Sitting here rubbing Khoen Bears head and little legs helps and hurts at the same time. It's amazing to have him to hold, but I want so badly, more than anything right now, to hold Khoen again. I want to rub Khoens head, and see his birthmark, and hear him cry. I want to hear him make little noises, and try to figure out this world. I want to see him eat cereal, and I want to feed him his bottle. And I want so, so badly to see him smile, and hear him laugh.

God, this is so hard.

Khoen, mommy misses you so much, and I swear it seems like its getting harder sometimes as time passes. I just want to snuggled you again, cuddlebug. I know your happy, and for that I'm happy for you. I just can't wait to see you again. You are such a blessing, Khoen. And it honors that God chose me to be your mommy. Sometimes its just so much harder than you can imagine for mommy not to be selfish, and just want you here, with me, all to myself, forever. And I know that will happen someday. Mommy is just missing you hard today. I love you so much, and I hope you know that. I told you all the time, yet I feel I didn't get to tell you enough.

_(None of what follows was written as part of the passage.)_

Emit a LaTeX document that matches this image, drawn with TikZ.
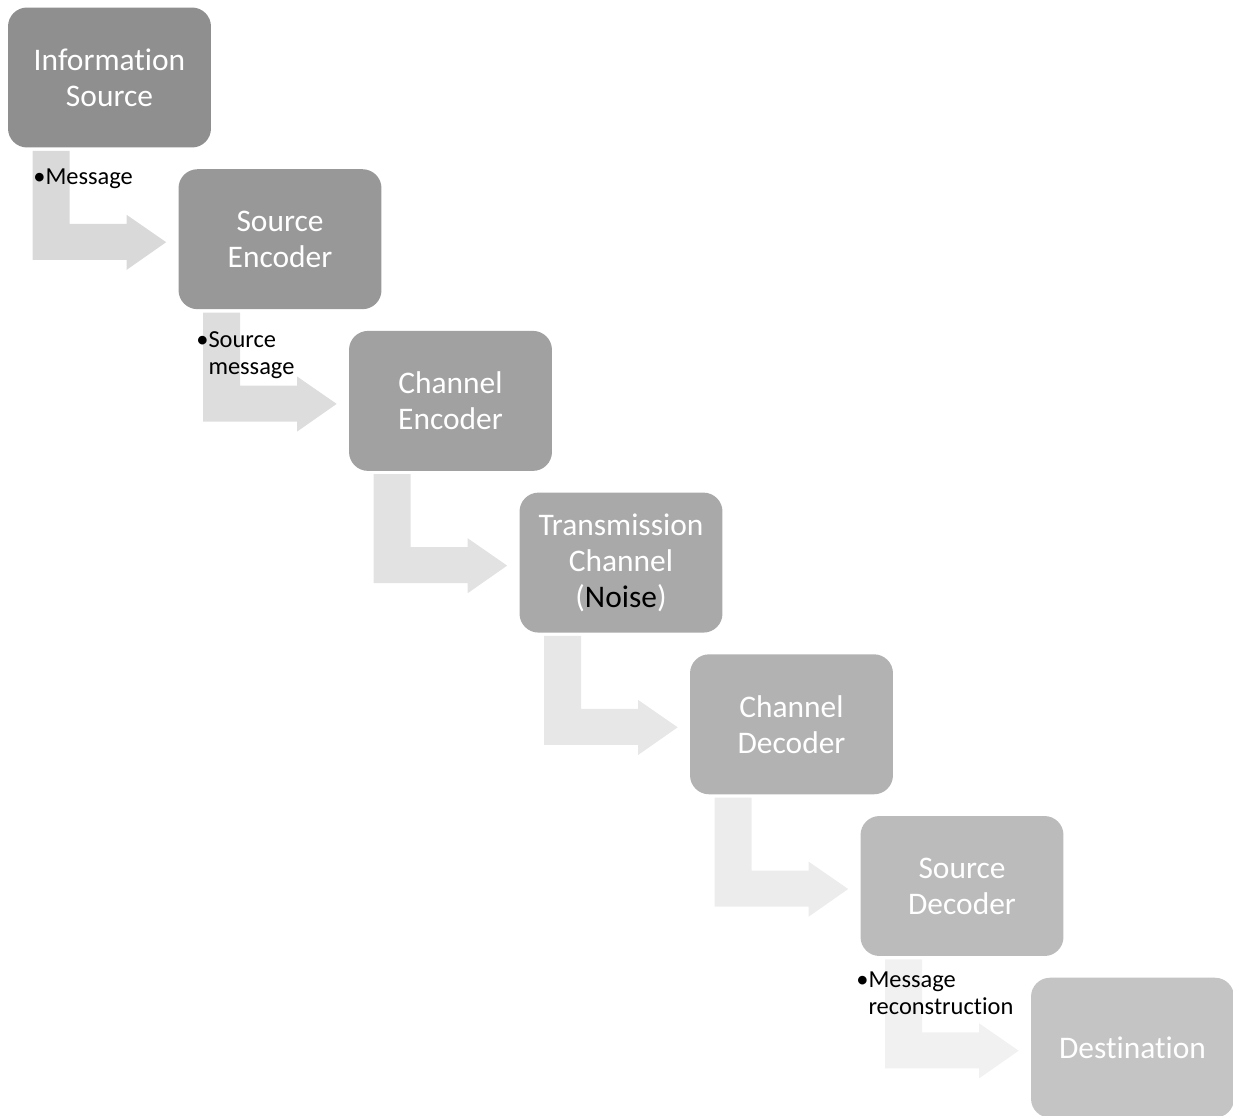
\documentclass[tikz,border=0pt]{standalone}
\usepackage{fontspec}
\setmainfont{Carlito}[Ligatures=NoCommon]
\usetikzlibrary{calc}

\definecolor{boxA}{RGB}{143,143,143}
\definecolor{boxB}{RGB}{152,152,152}
\definecolor{boxC}{RGB}{161,161,161}
\definecolor{boxD}{RGB}{169,169,169}
\definecolor{boxE}{RGB}{178,178,178}
\definecolor{boxF}{RGB}{187,187,187}
\definecolor{boxG}{RGB}{196,196,196}
\definecolor{arrA}{RGB}{217,217,217}
\definecolor{arrB}{RGB}{221,221,221}
\definecolor{arrC}{RGB}{226,226,226}
\definecolor{arrD}{RGB}{231,231,231}
\definecolor{arrE}{RGB}{236,236,236}
\definecolor{arrF}{RGB}{241,241,241}

\tikzset{
    block/.style={rounded corners=0.38cm, minimum width=4.06cm, minimum height=2.8cm,
        align=center, text=white, inner sep=0pt,
        font=\fontsize{17.9}{20.4}\selectfont},
    tag/.style={anchor=north west, inner sep=0pt, text=black,
        font=\fontsize{13.9}{15.5}\selectfont}
}

\begin{document}
\begin{tikzpicture}[x=0.02cm, y=-0.02cm]
            \useasboundingbox (0,0) rectangle (1233,1115);

            % the blocks, one step down and right each
            \node[block, fill=boxA] (infosrc) at (109.5,77.5) {Information\\Source};
            \node[block, fill=boxB] (srcenc) at (280,239.2) {Source\\Encoder};
            \node[block, fill=boxC] (chenc) at (450.5,400.9) {Channel\\Encoder};
            \node[block, fill=boxD] (trans) at (621,562.6) {Transmission\\Channel\\(\textcolor{black}{Noise})};
            \node[block, fill=boxE] (chdec) at (791.5,724.3) {Channel\\Decoder};
            \node[block, fill=boxF] (srcdec) at (962,886) {Source\\Decoder};
            \node[block, fill=boxG] (dest) at (1132.5,1047.7) {Destination};

            % bent arrows between the blocks
            \foreach \src/\dst/\shade in {infosrc/srcenc/arrA, srcenc/chenc/arrB, chenc/trans/arrC,
                trans/chdec/arrD, chdec/srcdec/arrE, srcdec/dest/arrF}
                {
                    \fill[\shade] ($(\src.south west)+(25,3)$) -- ($(\src.south west)+(62,3)$)
                        -- ($(\src.south west)+(62,76)$) -- ($(\src.south west)+(119,76)$)
                        -- ($(\src.south west)+(119,67)$) -- ($(\dst.west)+(-12,3)$)
                        -- ($(\src.south west)+(119,122)$) -- ($(\src.south west)+(119,112)$)
                        -- ($(\src.south west)+(25,112)$) -- cycle;
                }

            % bullet texts on the arrows
            \node[tag] (msg) at (33,168) {\textbullet Message};
            \node[tag] (srcmsg) at (196,328) {\begin{tabular}{@{}l@{}l@{}}\textbullet&Source\\&message\end{tabular}};
            \node[tag] (recon) at (856,968) {\begin{tabular}{@{}l@{}l@{}}\textbullet&Message\\&reconstruction\end{tabular}};
        \end{tikzpicture}
\end{document}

Sometimes its still hard on me too knowing that I missed Khoens last day. It kills me wondering how many times he smiled, or cried, and wondering if he noticed I wasn't there. I kissed him goodbye that morning, while he was still asleep. So precious and innocent. And so alive.

I hate this pain. And it breaks my heart whenever I hear of another mommy joining my circle. Another little angel going to play with Khoen in Heaven. It's just SO UNFAIR. That, and seeing little ones suffer, and struggle, going through battles with cancer and diseases....it just isn't right. And I get so scared then when I hear of those kids, because I don't want their mommies and daddies to understand this feeling. I don't want them to know it. I just want them to kick those illnesses in the butt and get better.

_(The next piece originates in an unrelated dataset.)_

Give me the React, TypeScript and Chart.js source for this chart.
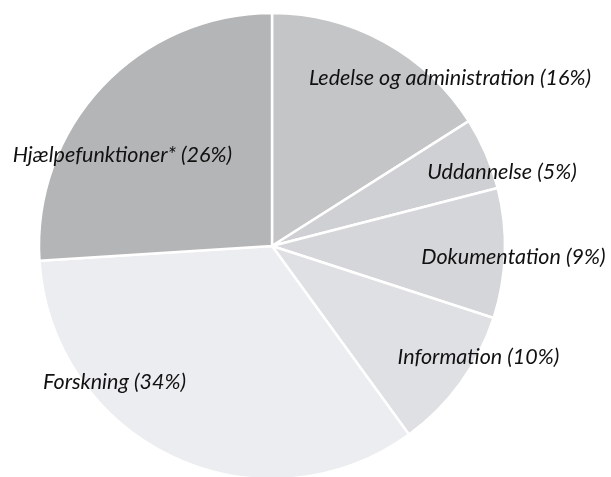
import React, { useEffect, useRef } from "react";
import { Chart, registerables } from "chart.js";

Chart.register(...registerables);

const categories = [
  "Ledelse og administration",
  "Uddannelse",
  "Dokumentation",
  "Information",
  "Forskning",
  "Hjælpefunktioner*",
];
const shares = [16, 5, 9, 10, 34, 26];
const sliceColors = ["#c4c5c7", "#cfd0d3", "#d5d6d9", "#dfe0e3", "#ecedf0", "#b4b5b7"];
// label anchor offsets as fractions of the radius, relative to the pie centre
const labelOffsets = [
  [0.764, -0.721],
  [0.987, -0.318],
  [1.036, 0.047],
  [0.886, 0.476],
  [-0.676, 0.584],
  [-0.642, -0.391],
];

const labelPlugin = {
  id: "sliceLabels",
  afterDatasetsDraw(chart: any) {
    const meta = chart.getDatasetMeta(0);
    const ctx = chart.ctx;
    ctx.save();
    ctx.font = "italic 21.5px Lato, 'Open Sans', sans-serif";
    ctx.fillStyle = "#111";
    ctx.textAlign = "center";
    ctx.textBaseline = "middle";
    meta.data.forEach((arc: any, i: number) => {
      const { x, y, outerRadius } = arc.getProps(["x", "y", "outerRadius"], true);
      const [fx, fy] = labelOffsets[i];
      const text = `${categories[i]} (${shares[i]}%)`;
      ctx.fillText(text, x + fx * outerRadius, y + fy * outerRadius);
    });
    ctx.restore();
  },
};

export default function App() {
  const ref = useRef<HTMLCanvasElement>(null);
  useEffect(() => {
    if (!ref.current) return;
    const chart = new Chart(ref.current, {
      type: "pie",
      data: {
        labels: categories,
        datasets: [
          {
            data: shares,
            backgroundColor: sliceColors,
            borderColor: "#ffffff",
            borderWidth: 2.5,
            radius: 233,
          } as any,
        ],
      },
      options: {
        responsive: false,
        animation: false,
        layout: { padding: { left: 0, right: 67, top: 15, bottom: 0 } },
        plugins: {
          legend: { display: false },
          tooltip: { enabled: false },
        },
      },
      plugins: [labelPlugin],
    });
    return () => chart.destroy();
  }, []);
  return (
    <div style={{ position: "absolute", left: 0, top: 0, width: 611, height: 477, background: "#fff" }}>
      <canvas ref={ref} width={611} height={477} style={{ display: "block" }} />
    </div>
  );
}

Our doctor has already warned us that there is a pretty good chance that Khoens death certificate will say SIDS on it. And I will have to live with that. But I can't shake the feeling that I should have done more.

When Khoens soft spot would swell, I always took him to the doctor. Or the hospital. I took him for his head ultrasounds. They said he would grow out of the extra fluid around his brain. That it was harmless.

But Khoen is gone, and he didn't grow out of anything. And I'm just not convinced it was all harmless. Which makes me feel like I failed Khoen as a mommy. I would have given him the world. I would have done anything for him, anything to make him better if he was sick. I'll never know if the fluid on his brain caused pressure, or gave him headaches.

I'll never know if my little boy was really ok, or if more could have been done to save him. He's gone now, and I just wish he weren't.

I've visited his grave multiple times this week, sometimes more than once a day. Makenna wants to ride by every night and make sure his "nightlights" are working. He has 2 of them. And sometimes, she will come to me crying, saying she misses Khoen and wants him to come home. It's so unfair to her, too. She shouldn't know this pain and loss at 4 years old.

But, I still fully trust God. I know He knows what he is doing, and my little Khoen had a greater purpose. I wholeheartedly believe that. Like I said in an earlier post, Khoens name means "Priest", and he is just that. He has shown all of us God in ways we hadn't seen before. And shown us that we won't get through this life without Him.

I will always love my son, and I'll miss him while I'm on earth. This pain may get easier to deal with, but it will never go away. And I dont think I will ever feel complete again. But I know I WILL see Khoen again. And I can't wait, baby boy. You are so special, so precious, so perfect.

I love you, Khoen Lee. Always and forever.